Recommendations for the Air Force
Warfighting and technology experts from the Air Force and industry agree that fielding a family of CCA for offensive and defensive counterair operations should be accomplished as rapidly as possible. It will be a major challenge to achieve air superiority in a conflict with China today and will grow more difficult as the PLA fields its next generation of airborne and sea-based sensors, combat aircraft, and very long-range air-to-air and surface-to-air missiles. Developing CCA as part of the Air Force’s force design in this decade is a fleeting opportunity to enhance capability in the near term to deter peer aggression. Yet rapidly fielding these aircraft will require coordinated and concerted support from lawmakers, DOD leadership, and industry, given the scale of changes required to integrate them into operational units.
Additional resources are needed to develop, acquire, operate, and sustain a mix of CCA. The following recommendations are based on insights from Mitchell Institute wargames and related studies:
• The Air Force should conduct trade-off analyses to determine an optimal mix of CCA in its future force design. These analyses should seek to create an inventory of CCA types that balance their individual attributes, such as their sizes, low observability, ranges, mission systems, and unit costs, with their mission requirements. Determining the right trade-offs between these design features will inform the development of a CCA force design that maximizes the Air Force’s combat effectiveness and return on investment. These CCA will be complementary and additive capabilities that will not reduce the Air Force’s requirements for 5th-generation fighters and other advanced crewed systems.
• The Air Force should create operating concepts for using expendable and recoverable/attritable CCA as lead forces to disrupt China’s air and missile defenses and other A2/AD operations. These operating concepts should address how CCA could perform as lead forces to complicate the PLA’s counterair targeting, identify its high-value air defense nodes, and cause PLA defenses to deplete their air-to-air and surface-to-air weapons on lower-cost uncrewed systems. This is not the same as using CCA to increase the Air Force’s capacity to fight attrition-based warfare. Instead of relying on CCA to simply generate more mass, uncrewed systems combined with new, disruptive, cost-imposing operating concepts can create an asymmetric combination the PLA will find difficult to counter.
• The Air Force should acquire CCA at scale to increase its capacity to project affordable counterair mass into highly contested areas. CCA can be force multipliers by collaborating with 5th-generation aircraft and other uncrewed systems, while also operating independently to increase the weapons and sensors the Air Force can project over long ranges into highly contested environments. CCA designs capable of performing as penetrating “weapon trucks” would help offset the PLA’s growing counterair forces, improve the survivability of the Air Force’s 5th-generation fighters, and multiply the number of weapons crewed fighters can bring to the fight. These CCA should have the survivability and range to ensure they will reach their weapon launch points. The Air Force’s future force mix should also include CCA with long ranges that can be launched from non-stealthy bombers and fighters to disrupt the PLA’s air defense operations and help pave the way for more capable counterair aircraft.

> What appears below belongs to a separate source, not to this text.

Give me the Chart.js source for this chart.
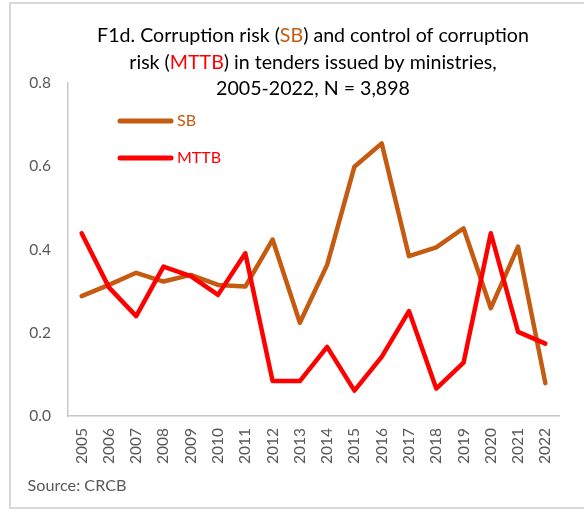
<!DOCTYPE html>
<html>
<head>
<meta charset="utf-8">
<script src="https://cdn.jsdelivr.net/npm/chart.js@4/dist/chart.umd.min.js"></script>
<style>
  html, body { margin: 0; padding: 0; background: #fff; }
  #wrap { width: 584px; height: 512px; position: relative; }
</style>
</head>
<body>
<div id="wrap"><canvas id="c" width="584" height="512"></canvas></div>
<script>
const categories = ['2005','2006','2007','2008','2009','2010','2011','2012','2013','2014','2015','2016','2017','2018','2019','2020','2021','2022'];
const sbValues   = [0.288,0.315,0.344,0.323,0.339,0.315,0.311,0.424,0.224,0.363,0.599,0.655,0.384,0.405,0.451,0.259,0.407,0.079];
const mttbValues = [0.439,0.309,0.240,0.359,0.336,0.291,0.391,0.084,0.084,0.166,0.061,0.142,0.252,0.066,0.128,0.439,0.202,0.174];
const seriesNames = ['SB', 'MTTB'];
const seriesColors = ['#C55A11', '#FF0000'];
const yTickValues = [0.0, 0.2, 0.4, 0.6, 0.8];
const titleLines = [
  [['F1d. Corruption risk (', null], ['SB', 0], [') and control of corruption', null]],
  [['risk (', null], ['MTTB', 1], [') in tenders issued by ministries,', null]],
  [['2005-2022, N = 3,898', null]]
];
const sourceText = 'Source: CRCB';

const FONT = 'Lato, "Open Sans", sans-serif';

function fitSize(ctx, text, target) {
  ctx.font = '100px ' + FONT;
  const w = ctx.measureText(text).width;
  return 100 * target / w;
}

const overlay = {
  id: 'overlay',
  beforeDraw(chart) {
    const ctx = chart.ctx;
    ctx.save();
    ctx.fillStyle = '#ffffff';
    ctx.fillRect(0, 0, chart.width, chart.height);
    ctx.strokeStyle = '#d9d9d9';
    ctx.lineWidth = 2;
    ctx.beginPath();
    ctx.moveTo(chart.width, 3);
    ctx.lineTo(10, 3);
    ctx.lineTo(10, 508);
    ctx.lineTo(chart.width, 508);
    ctx.stroke();
    ctx.restore();
  },
  afterDraw(chart) {
    const ctx = chart.ctx;
    const ca = chart.chartArea;
    ctx.save();
    // title
    const line1 = titleLines[0].map(s => s[0]).join('');
    const tSize = fitSize(ctx, line1, 432);
    ctx.font = tSize.toFixed(2) + 'px ' + FONT;
    ctx.textBaseline = 'middle';
    ctx.textAlign = 'left';
    const lineYs = [36, 62.5, 89];
    titleLines.forEach((segs, i) => {
      let total = 0;
      segs.forEach(s => { total += ctx.measureText(s[0]).width; });
      let x = 313 - total / 2;
      segs.forEach(s => {
        ctx.fillStyle = s[1] === null ? '#000000' : seriesColors[s[1]];
        ctx.fillText(s[0], x, lineYs[i]);
        x += ctx.measureText(s[0]).width;
      });
    });
    // legend
    chart.data.datasets.forEach((ds, i) => {
      const y = ca.top + 38 + i * 37;
      ctx.strokeStyle = ds.borderColor;
      ctx.lineWidth = 5;
      ctx.lineCap = 'round';
      ctx.beginPath();
      ctx.moveTo(ca.left + 52, y);
      ctx.lineTo(ca.left + 103, y);
      ctx.stroke();
      ctx.fillStyle = ds.borderColor;
      ctx.font = '16px ' + FONT;
      ctx.fillText(ds.label, ca.left + 109, y);
    });
    // source
    const sSize = fitSize(ctx, sourceText, 99);
    ctx.fillStyle = '#595959';
    ctx.font = sSize.toFixed(2) + 'px ' + FONT;
    ctx.fillText(sourceText, 27.5, 486);
    ctx.restore();
  }
};

new Chart(document.getElementById('c'), {
  type: 'line',
  data: {
    labels: categories,
    datasets: [
      { label: seriesNames[0], data: sbValues, borderColor: seriesColors[0], backgroundColor: seriesColors[0],
        borderWidth: 4.5, pointRadius: 0, tension: 0, borderJoinStyle: 'round', borderCapStyle: 'round', order: 2 },
      { label: seriesNames[1], data: mttbValues, borderColor: seriesColors[1], backgroundColor: seriesColors[1],
        borderWidth: 4.5, pointRadius: 0, tension: 0, borderJoinStyle: 'round', borderCapStyle: 'round', order: 1 }
    ]
  },
  options: {
    responsive: false,
    animation: false,
    layout: { padding: { top: 83, right: 25, bottom: 0, left: 0 } },
    plugins: { legend: { display: false }, title: { display: false }, tooltip: { enabled: false } },
    scales: {
      x: {
        offset: true,
        grid: { display: false, drawTicks: false },
        border: { display: true, color: '#c8c8c8', width: 1.5 },
        ticks: { color: '#595959', font: { family: FONT, size: 15.5 }, minRotation: 90, maxRotation: 90, padding: 12, autoSkip: false },
        afterFit(scale) { scale.height = 96; }
      },
      y: {
        min: 0, max: 0.8,
        afterBuildTicks(scale) { scale.ticks = yTickValues.map(v => ({ value: v })); },
        grid: { display: false, drawTicks: false },
        border: { display: true, color: '#c8c8c8', width: 1.5 },
        ticks: { color: '#595959', font: { family: FONT, size: 15.5 }, padding: 17, callback: v => Number(v).toFixed(1) },
        afterFit(scale) { scale.width = 68; }
      }
    }
  },
  plugins: [overlay]
});
</script>
</body>
</html>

• The Air Force should field CCA that will reduce its dependence on large, fixed air bases in the Indo-Pacific and other theaters. Reducing the Air Force’s current reliance on main operating bases with long runways in the Pacific theater would improve its ability to generate combat sorties while under attack as envisioned by its Agile Combat Employment concept. CCA that can operate from short runways or launch without using runways would help create a more dispersed, resilient forward posture. A network of dispersed CCA operating locations would also complicate the PLA’s ability to find, fix, and attack the Air Force’s counterair forces when they are most vulnerable: on the ground and preparing for combat sorties.
• The Air Force should increase the lethality of its CCA over time by developing new munitions or adapting current weapons to take maximum advantage of their payload capacity. As the Air Force iterates its future CCA designs, it should take advantage of technologies like smaller engines, compact rocket motors, and miniaturized components to design smaller weapons that would increase the number of targets CCA can attack per sortie. This will be critical to the success of operations to rapidly halt a Chinese offensive.

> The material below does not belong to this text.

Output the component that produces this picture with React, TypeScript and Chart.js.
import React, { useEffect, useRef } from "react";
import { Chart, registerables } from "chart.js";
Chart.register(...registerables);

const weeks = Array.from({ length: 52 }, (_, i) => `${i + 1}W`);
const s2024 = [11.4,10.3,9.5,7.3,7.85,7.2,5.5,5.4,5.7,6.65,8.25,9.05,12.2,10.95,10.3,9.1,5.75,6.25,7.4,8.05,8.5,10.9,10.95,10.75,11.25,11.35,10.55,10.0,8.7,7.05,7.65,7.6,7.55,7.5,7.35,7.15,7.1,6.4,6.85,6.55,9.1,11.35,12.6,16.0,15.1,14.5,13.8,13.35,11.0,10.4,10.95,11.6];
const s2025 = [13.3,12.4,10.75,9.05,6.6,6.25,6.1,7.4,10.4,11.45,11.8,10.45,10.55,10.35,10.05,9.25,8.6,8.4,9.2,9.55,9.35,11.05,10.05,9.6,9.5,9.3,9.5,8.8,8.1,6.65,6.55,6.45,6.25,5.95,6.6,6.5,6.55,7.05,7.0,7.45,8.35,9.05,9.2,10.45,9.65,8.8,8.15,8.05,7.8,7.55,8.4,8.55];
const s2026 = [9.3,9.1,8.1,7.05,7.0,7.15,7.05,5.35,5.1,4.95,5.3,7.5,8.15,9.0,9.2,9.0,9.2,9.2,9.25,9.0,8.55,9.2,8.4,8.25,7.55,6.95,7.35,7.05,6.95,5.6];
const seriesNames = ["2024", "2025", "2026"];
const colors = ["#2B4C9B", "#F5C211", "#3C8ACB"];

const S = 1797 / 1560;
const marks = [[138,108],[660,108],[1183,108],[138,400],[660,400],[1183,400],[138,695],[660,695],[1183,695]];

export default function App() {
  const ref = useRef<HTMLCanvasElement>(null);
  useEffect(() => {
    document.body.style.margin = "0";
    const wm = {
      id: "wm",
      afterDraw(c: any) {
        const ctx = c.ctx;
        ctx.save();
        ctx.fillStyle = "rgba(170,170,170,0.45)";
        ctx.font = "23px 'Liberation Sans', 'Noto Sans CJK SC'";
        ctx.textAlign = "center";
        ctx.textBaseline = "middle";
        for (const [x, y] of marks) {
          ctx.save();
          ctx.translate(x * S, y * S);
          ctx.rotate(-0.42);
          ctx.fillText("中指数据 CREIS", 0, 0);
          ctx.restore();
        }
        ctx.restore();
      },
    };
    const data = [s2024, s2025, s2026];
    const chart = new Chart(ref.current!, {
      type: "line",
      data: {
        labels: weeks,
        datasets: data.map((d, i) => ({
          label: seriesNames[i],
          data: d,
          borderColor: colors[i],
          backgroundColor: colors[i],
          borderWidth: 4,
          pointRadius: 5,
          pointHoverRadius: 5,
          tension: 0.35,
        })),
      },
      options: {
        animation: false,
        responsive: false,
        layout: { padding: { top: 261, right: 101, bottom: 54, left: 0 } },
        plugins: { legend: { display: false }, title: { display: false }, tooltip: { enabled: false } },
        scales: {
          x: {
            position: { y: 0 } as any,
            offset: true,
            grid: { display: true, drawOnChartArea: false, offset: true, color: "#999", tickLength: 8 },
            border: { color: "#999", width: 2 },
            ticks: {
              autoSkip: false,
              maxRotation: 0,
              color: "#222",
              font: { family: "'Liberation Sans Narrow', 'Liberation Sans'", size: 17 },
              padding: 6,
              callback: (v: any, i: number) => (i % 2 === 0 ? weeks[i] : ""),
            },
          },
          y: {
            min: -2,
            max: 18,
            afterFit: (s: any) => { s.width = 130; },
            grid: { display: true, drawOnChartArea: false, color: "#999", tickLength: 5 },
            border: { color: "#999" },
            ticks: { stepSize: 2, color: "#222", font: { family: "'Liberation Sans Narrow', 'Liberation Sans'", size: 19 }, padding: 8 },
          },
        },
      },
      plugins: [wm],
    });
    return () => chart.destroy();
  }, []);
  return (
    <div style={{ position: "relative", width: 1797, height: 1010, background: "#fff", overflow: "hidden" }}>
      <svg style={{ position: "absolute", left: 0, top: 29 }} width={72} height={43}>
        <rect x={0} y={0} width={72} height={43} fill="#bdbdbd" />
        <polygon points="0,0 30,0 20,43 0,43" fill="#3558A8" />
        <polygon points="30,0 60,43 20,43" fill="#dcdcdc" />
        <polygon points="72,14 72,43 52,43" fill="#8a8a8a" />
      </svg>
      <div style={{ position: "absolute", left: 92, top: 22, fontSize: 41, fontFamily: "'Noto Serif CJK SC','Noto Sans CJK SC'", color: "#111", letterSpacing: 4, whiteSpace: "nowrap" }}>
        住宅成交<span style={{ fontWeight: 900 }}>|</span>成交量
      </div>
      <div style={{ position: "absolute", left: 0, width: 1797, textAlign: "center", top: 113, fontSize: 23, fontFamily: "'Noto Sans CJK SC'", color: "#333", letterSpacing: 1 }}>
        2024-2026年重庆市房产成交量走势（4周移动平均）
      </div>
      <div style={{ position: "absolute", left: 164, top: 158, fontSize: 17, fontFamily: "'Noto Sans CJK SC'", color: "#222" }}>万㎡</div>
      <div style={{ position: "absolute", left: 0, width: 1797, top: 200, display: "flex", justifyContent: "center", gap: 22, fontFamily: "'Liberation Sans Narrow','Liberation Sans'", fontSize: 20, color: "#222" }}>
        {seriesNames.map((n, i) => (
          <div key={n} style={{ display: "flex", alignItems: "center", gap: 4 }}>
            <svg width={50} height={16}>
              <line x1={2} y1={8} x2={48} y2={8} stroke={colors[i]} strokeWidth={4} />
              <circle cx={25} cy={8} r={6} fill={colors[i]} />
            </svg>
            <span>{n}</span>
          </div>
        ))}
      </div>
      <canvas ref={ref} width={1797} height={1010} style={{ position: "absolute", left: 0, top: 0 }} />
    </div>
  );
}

• DOD should work with Congress to increase Air Force funding to create a force design that combines uncrewed CCA and 5th-generation and 6th-generation combat aircraft for decisive counterair operations. Decades of insufficient budgets have created a high-risk Air Force that lacks the force capacity, modernized capabilities, and readiness required for a major peer conflict. Reversing this decline requires growing the service’s annual budgets by 3 to 5 percent for a decade or more to acquire CCA, increase F-35A acquisition, acquire other new counterair weapons systems, and improve air base defenses for peer conflicts.

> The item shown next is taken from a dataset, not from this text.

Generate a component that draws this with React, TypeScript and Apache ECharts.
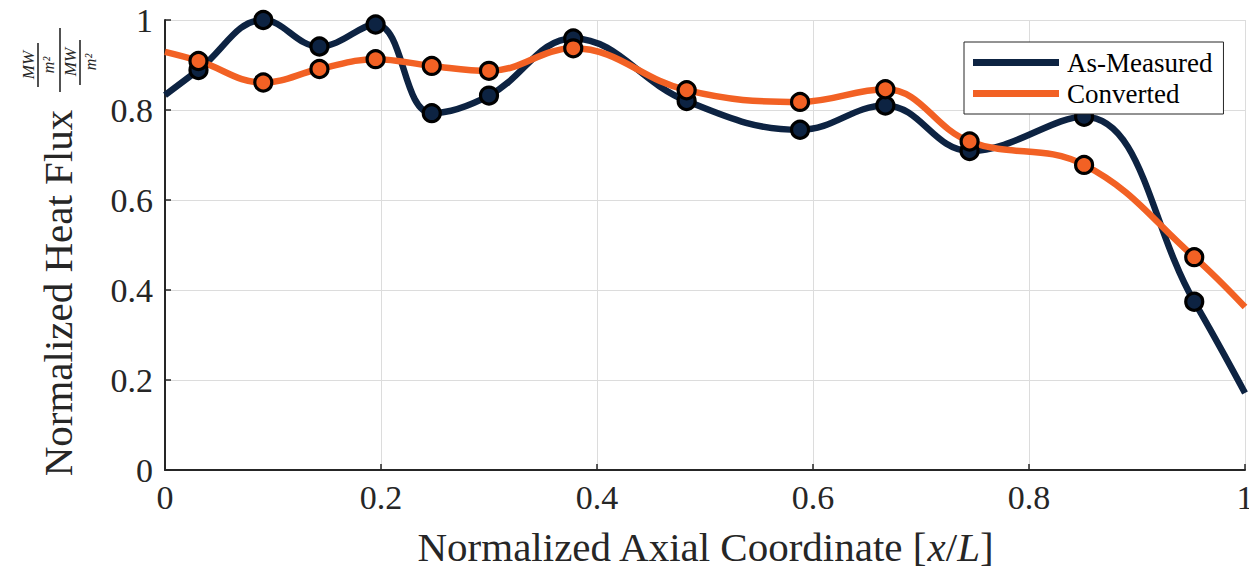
import React, { useEffect, useRef } from "react";
import * as echarts from "echarts";

// Measurement stations (normalized axial coordinate)
const stationX = [0.031, 0.091, 0.143, 0.195, 0.247, 0.3, 0.378, 0.483, 0.588, 0.667, 0.745, 0.851, 0.953];
// Normalized heat flux values at the stations
const measured = [0.889, 1.0, 0.941, 0.99, 0.793, 0.832, 0.959, 0.82, 0.756, 0.81, 0.709, 0.785, 0.374];
const converted = [0.909, 0.861, 0.891, 0.913, 0.898, 0.887, 0.937, 0.844, 0.818, 0.846, 0.73, 0.678, 0.473];
// Curve values at the domain ends (x = 0 and x = 1)
const measuredEnds = [0.833, 0.171];
const convertedEnds = [0.929, 0.362];

const seriesNames = ["As-Measured", "Converted"];
const xTicks = [0, 0.2, 0.4, 0.6, 0.8, 1];

const NAVY = "#0d2342";
const ORANGE = "#f26124";
const FONT = "'Liberation Serif', 'Times New Roman', serif";

function buildData(vals: number[], ends: number[]) {
  const pts: any[] = [{ value: [0, ends[0]], symbol: "none" }];
  stationX.forEach((x, i) => pts.push({ value: [x, vals[i]] }));
  pts.push({ value: [1, ends[1]], symbol: "none" });
  return pts;
}

export default function App() {
  const ref = useRef<HTMLDivElement>(null);
  useEffect(() => {
    if (!ref.current) return;
    const chart = echarts.init(ref.current, null, { renderer: "svg" });
    const axisCommon = {
      type: "value",
      min: xTicks[0],
      max: xTicks[xTicks.length - 1],
      interval: 0.2,
      axisLine: { show: true, onZero: false, lineStyle: { color: "#262626", width: 2 } },
      axisTick: { show: true, inside: true, length: 6, lineStyle: { color: "#262626", width: 1.5 } },
      splitLine: { show: true, lineStyle: { color: "#dcdcdc", width: 1 } },
    };
    const labelFont = { fontFamily: FONT, fontSize: 34, color: "#262626" };
    const mkSeries = (name: string, color: string, vals: number[], ends: number[]) => ({
      type: "line",
      name,
      data: buildData(vals, ends),
      smooth: 0.4,
      symbol: "circle",
      symbolSize: 17,
      lineStyle: { color, width: 6.5 },
      itemStyle: { color, borderColor: "#000", borderWidth: 3.2 },
      emphasis: { disabled: true },
    });
    const fracText = (x: number, y: number, text: string, size: number) => ({
      type: "text",
      x,
      y,
      rotation: Math.PI / 2,
      style: {
        text,
        font: `italic ${size}px ${FONT}`,
        fill: "#262626",
        textAlign: "center",
        align: "center",
        textVerticalAlign: "middle",
        verticalAlign: "middle",
      },
    });
    const bar = (x: number, y1: number, y2: number) => ({
      type: "line",
      shape: { x1: x, y1, x2: x, y2 },
      style: { stroke: "#262626", lineWidth: 1.6 },
    });
    chart.setOption({
      animation: false,
      grid: { left: 165, right: 4, top: 20, bottom: 99, containLabel: false, outerBoundsMode: "none" },
      xAxis: {
        ...axisCommon,
        axisLabel: { ...labelFont, margin: 10 },
        name: "Normalized Axial Coordinate [{i|x}/{i|L}]",
        nameLocation: "middle",
        nameGap: 56,
        nameTextStyle: {
          fontFamily: FONT,
          fontSize: 41,
          color: "#262626",
          rich: { i: { fontFamily: FONT, fontSize: 41, fontStyle: "italic", color: "#262626" } },
        },
      },
      yAxis: {
        ...axisCommon,
        axisLabel: { ...labelFont, margin: 12 },
      },
      legend: {
        data: seriesNames,
        orient: "vertical",
        left: 964,
        top: 42,
        icon: "rect",
        itemWidth: 86,
        itemHeight: 7,
        itemGap: 0,
        padding: [5, 11, 5, 9],
        backgroundColor: "#fff",
        borderColor: "#262626",
        borderWidth: 1,
        itemStyle: { borderWidth: 0 },
        textStyle: { fontFamily: FONT, fontSize: 27, color: "#000", lineHeight: 31, padding: [0, 0, 0, 3] },
      },
      graphic: [
        {
          type: "text",
          x: 58,
          y: 293,
          rotation: Math.PI / 2,
          style: {
            text: "Normalized Heat Flux",
            font: `41px ${FONT}`,
            fill: "#262626",
            textAlign: "center",
            align: "center",
            textVerticalAlign: "middle",
            verticalAlign: "middle",
          },
        },
        fracText(28, 65, "MW", 17),
        bar(38, 43, 87),
        fracText(48, 65, "m²", 16),
        bar(60, 28, 92),
        fracText(70, 62, "MW", 17),
        bar(80, 40, 85),
        fracText(90, 62, "m²", 16),
      ],
      series: [
        mkSeries(seriesNames[0], NAVY, measured, measuredEnds),
        mkSeries(seriesNames[1], ORANGE, converted, convertedEnds),
      ],
    });
    return () => chart.dispose();
  }, []);
  return (
    <div
      ref={ref}
      style={{ position: "fixed", left: 0, top: 0, width: 1249, height: 569, background: "#fff" }}
    />
  );
}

• Analyses are also needed to determine capabilities and operating concepts to support and sustain a high tempo of CCA operations in forward theaters. These analyses should address requirements to pre-position CCA and their logistics in the Indo-Pacific, appropriate dispersal locations for CCA launch and recovery operations, and materiel and personnel requirements to sustain CCA combat operations at scale during a peer conflict. Determining CCA theater logistics requirements will be a critical step toward determining the attributes of future CCA designs.
The Mitchell Institute’s wargames and related research strongly support the Air Force’s proposition that CCA will help mitigate the Air Force’s existing—and growing—capability and capacity gaps that threaten its ability to achieve air superiority. CCA combined with crewed 5th- and future 6th-generation fighters have the potential to disrupt China’s A2/AD operations and then deny and impose costs as called for by the National Defense Strategy. The stakes for creating this new, hybrid force design have never been higher, given China’s unchecked campaign to field new A2/AD weapon systems and proliferate them to other actors that threaten the security of the United States and its allies and friends.